| Data lines |
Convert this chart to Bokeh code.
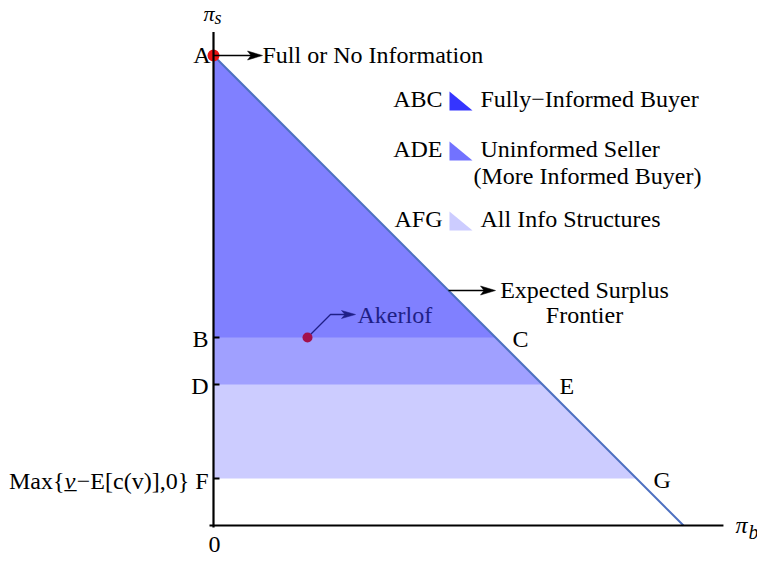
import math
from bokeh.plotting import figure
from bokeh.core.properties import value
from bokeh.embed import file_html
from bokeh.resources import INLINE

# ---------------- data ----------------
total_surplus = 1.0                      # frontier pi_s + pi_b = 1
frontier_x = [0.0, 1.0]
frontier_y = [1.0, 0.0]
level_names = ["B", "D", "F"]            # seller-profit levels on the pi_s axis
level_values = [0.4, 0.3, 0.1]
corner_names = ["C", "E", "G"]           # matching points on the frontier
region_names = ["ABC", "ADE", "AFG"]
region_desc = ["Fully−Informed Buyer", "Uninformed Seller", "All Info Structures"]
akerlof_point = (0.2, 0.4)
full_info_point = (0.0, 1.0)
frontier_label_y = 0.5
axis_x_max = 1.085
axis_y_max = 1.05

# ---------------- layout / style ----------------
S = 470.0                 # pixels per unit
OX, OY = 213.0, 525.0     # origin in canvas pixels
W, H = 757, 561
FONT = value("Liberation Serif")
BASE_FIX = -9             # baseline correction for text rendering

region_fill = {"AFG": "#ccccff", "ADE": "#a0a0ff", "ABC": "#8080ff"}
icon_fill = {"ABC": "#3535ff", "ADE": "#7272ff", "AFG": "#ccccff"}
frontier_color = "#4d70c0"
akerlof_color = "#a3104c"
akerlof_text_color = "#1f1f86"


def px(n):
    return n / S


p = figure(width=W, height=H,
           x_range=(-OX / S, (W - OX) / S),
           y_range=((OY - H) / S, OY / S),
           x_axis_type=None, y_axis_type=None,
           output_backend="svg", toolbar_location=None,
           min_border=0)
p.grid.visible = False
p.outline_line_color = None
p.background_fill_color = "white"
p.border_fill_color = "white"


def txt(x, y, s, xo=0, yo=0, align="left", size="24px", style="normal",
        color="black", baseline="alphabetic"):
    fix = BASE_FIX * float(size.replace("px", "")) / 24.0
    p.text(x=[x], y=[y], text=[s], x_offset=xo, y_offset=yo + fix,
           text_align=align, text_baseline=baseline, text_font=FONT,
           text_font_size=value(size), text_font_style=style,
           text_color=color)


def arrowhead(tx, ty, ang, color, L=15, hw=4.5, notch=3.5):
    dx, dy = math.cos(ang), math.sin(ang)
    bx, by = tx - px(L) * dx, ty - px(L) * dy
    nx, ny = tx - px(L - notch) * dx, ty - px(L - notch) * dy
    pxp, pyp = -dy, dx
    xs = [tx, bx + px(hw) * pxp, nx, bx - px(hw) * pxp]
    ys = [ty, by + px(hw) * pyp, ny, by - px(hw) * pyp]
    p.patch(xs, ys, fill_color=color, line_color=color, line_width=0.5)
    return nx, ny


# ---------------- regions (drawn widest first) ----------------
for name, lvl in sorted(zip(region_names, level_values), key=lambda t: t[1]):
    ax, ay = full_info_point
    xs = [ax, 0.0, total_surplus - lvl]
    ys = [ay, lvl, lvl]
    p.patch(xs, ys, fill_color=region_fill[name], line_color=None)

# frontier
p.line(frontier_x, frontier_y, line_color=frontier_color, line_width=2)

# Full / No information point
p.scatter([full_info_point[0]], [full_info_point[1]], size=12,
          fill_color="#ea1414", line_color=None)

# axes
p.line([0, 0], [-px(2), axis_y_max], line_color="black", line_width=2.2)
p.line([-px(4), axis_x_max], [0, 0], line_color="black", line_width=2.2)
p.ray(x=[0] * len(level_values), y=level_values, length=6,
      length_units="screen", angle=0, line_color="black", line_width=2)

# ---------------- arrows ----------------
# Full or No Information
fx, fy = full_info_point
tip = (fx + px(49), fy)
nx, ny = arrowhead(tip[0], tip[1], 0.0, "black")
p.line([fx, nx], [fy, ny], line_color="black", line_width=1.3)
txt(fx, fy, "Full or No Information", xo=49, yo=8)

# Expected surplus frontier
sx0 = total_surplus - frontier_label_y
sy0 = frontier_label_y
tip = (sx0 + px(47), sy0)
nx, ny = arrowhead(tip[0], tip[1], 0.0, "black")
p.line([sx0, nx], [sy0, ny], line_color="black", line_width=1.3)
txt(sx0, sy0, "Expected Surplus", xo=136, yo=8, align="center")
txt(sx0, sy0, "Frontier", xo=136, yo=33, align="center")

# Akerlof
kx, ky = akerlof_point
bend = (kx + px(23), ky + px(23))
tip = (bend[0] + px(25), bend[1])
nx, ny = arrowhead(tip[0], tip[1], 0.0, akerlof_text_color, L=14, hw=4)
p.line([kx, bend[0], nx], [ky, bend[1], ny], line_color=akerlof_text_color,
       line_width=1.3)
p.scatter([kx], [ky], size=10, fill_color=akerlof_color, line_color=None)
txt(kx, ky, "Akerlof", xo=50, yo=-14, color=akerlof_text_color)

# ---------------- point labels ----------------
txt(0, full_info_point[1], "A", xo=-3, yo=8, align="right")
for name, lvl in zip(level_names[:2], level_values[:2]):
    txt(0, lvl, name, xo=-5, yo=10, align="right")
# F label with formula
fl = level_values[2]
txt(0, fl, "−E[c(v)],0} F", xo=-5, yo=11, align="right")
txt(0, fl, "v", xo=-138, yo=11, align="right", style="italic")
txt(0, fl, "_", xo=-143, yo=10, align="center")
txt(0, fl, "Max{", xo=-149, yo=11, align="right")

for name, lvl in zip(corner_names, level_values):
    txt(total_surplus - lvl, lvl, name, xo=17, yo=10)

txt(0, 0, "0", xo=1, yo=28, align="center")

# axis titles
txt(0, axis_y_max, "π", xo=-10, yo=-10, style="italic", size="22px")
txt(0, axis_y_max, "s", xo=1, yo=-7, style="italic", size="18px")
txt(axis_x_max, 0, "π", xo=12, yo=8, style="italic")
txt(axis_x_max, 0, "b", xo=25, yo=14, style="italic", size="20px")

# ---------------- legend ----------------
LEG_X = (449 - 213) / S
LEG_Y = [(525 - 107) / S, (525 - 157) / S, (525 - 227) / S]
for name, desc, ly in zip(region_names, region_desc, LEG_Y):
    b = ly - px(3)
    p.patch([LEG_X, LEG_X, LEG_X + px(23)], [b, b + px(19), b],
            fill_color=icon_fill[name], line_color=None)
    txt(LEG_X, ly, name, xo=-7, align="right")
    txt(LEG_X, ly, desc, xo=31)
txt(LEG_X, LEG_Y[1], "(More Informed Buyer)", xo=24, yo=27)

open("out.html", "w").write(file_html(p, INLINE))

| Given instruction |
With the pictures left out, restate word for word every line of the data above, from the first down to the line that contains "axis_y_max = 1.05".

| Exercise response |
Convert this chart to Bokeh code.
import math
from bokeh.plotting import figure
from bokeh.core.properties import value
from bokeh.embed import file_html
from bokeh.resources import INLINE

# ---------------- data ----------------
total_surplus = 1.0                      # frontier pi_s + pi_b = 1
frontier_x = [0.0, 1.0]
frontier_y = [1.0, 0.0]
level_names = ["B", "D", "F"]            # seller-profit levels on the pi_s axis
level_values = [0.4, 0.3, 0.1]
corner_names = ["C", "E", "G"]           # matching points on the frontier
region_names = ["ABC", "ADE", "AFG"]
region_desc = ["Fully−Informed Buyer", "Uninformed Seller", "All Info Structures"]
akerlof_point = (0.2, 0.4)
full_info_point = (0.0, 1.0)
frontier_label_y = 0.5
axis_x_max = 1.085
axis_y_max = 1.05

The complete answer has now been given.